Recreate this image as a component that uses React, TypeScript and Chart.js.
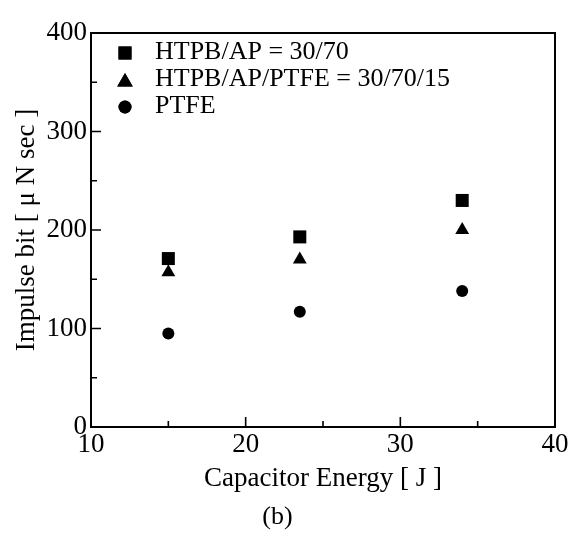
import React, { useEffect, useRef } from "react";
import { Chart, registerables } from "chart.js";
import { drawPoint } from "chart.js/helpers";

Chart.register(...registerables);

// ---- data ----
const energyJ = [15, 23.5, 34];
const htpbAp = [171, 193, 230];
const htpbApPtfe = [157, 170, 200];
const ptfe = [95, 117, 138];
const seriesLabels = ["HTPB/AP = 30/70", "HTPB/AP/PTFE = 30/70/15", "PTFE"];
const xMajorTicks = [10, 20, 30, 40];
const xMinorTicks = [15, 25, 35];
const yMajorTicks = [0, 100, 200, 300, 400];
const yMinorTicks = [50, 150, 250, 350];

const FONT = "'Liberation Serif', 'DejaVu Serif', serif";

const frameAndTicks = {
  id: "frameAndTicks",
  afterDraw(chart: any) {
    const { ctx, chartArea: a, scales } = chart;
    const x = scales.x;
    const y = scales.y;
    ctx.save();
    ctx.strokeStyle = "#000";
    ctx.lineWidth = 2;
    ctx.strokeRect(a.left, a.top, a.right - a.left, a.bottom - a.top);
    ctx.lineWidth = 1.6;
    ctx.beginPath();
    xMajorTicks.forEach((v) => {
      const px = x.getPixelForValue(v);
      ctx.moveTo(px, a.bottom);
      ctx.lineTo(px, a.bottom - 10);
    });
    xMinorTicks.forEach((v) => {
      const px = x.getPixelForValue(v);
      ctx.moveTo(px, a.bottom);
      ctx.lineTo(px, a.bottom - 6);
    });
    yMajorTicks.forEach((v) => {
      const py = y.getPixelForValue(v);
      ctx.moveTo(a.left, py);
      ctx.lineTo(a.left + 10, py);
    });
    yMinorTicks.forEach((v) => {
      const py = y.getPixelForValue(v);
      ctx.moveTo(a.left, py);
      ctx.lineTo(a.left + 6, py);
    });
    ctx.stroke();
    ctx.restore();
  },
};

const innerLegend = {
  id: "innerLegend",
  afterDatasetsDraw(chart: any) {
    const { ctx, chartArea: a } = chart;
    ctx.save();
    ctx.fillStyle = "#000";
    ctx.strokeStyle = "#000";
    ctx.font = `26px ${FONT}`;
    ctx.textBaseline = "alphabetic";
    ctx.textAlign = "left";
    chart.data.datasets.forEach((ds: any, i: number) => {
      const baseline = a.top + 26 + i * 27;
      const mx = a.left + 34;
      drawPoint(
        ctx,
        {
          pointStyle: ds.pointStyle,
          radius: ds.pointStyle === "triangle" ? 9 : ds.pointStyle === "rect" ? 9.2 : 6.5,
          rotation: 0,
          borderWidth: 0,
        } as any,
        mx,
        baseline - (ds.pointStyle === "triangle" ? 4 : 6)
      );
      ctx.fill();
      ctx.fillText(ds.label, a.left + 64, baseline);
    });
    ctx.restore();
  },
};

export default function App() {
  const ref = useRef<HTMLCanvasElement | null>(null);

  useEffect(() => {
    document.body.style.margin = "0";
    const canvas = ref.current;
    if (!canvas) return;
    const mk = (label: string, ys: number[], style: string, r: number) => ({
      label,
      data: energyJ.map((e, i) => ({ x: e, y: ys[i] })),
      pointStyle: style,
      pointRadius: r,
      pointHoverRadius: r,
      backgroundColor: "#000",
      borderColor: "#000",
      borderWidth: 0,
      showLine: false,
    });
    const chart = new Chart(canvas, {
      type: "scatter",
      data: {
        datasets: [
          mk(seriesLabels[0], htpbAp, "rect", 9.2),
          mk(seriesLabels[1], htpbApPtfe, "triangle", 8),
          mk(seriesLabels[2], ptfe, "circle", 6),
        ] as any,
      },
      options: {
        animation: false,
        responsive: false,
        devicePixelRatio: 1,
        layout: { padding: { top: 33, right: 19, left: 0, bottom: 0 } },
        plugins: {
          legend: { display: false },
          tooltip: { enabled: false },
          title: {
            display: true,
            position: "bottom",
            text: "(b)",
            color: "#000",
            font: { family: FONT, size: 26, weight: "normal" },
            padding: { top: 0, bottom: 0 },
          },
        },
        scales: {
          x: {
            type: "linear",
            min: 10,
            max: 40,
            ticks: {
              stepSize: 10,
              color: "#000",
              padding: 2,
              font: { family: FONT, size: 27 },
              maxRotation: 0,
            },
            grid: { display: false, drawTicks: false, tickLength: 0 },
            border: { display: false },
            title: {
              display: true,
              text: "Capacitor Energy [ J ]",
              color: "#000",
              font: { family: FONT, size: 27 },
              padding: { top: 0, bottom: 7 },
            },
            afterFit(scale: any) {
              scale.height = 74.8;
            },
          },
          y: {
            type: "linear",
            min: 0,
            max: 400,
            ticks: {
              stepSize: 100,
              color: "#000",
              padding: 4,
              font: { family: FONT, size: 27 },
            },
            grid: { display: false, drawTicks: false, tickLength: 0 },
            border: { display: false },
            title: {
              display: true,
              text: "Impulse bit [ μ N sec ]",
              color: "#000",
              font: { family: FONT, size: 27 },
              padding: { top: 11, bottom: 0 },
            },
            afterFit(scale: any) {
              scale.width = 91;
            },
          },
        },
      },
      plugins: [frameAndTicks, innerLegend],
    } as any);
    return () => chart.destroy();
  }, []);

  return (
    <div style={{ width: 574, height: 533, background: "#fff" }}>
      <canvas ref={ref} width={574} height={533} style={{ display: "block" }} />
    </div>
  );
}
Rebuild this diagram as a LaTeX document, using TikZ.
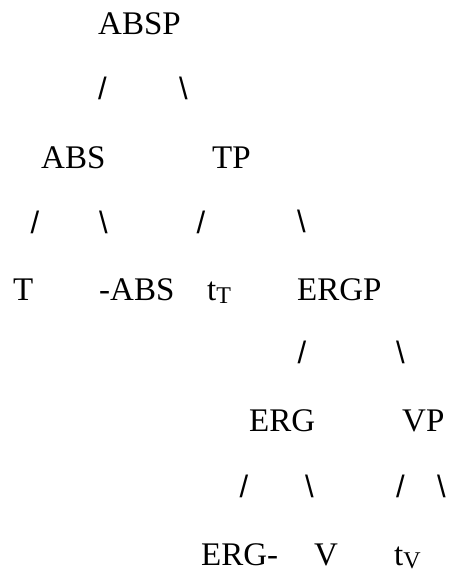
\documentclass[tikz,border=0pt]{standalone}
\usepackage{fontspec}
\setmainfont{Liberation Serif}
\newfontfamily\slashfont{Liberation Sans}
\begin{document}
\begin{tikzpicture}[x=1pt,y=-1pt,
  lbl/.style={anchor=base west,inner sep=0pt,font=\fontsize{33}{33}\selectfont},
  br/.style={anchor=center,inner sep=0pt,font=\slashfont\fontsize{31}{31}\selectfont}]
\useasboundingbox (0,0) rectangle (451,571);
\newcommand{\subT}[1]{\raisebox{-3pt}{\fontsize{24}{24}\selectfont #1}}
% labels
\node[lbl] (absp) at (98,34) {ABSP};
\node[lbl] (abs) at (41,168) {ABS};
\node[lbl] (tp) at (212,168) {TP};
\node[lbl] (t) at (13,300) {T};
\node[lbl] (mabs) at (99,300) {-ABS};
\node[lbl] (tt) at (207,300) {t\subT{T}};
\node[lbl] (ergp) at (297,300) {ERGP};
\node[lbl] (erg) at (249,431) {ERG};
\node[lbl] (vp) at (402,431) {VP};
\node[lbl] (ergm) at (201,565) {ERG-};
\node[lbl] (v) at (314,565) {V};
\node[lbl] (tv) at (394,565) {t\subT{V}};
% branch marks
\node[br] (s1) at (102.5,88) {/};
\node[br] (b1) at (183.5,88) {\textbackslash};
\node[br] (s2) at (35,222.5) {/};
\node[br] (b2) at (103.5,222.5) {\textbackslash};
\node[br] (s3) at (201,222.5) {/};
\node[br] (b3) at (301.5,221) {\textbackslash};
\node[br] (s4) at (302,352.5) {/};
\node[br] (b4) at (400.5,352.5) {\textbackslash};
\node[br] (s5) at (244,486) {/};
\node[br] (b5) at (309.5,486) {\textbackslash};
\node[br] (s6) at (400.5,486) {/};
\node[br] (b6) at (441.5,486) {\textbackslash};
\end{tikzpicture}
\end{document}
--*--
● DESCRIPTION OF THE TASK:
Show every line from the entries above in which "React" appears.

● RESPONSE TO THE TASK:
Recreate this image as a component that uses React, TypeScript and Chart.js.
import React, { useEffect, useRef } from "react";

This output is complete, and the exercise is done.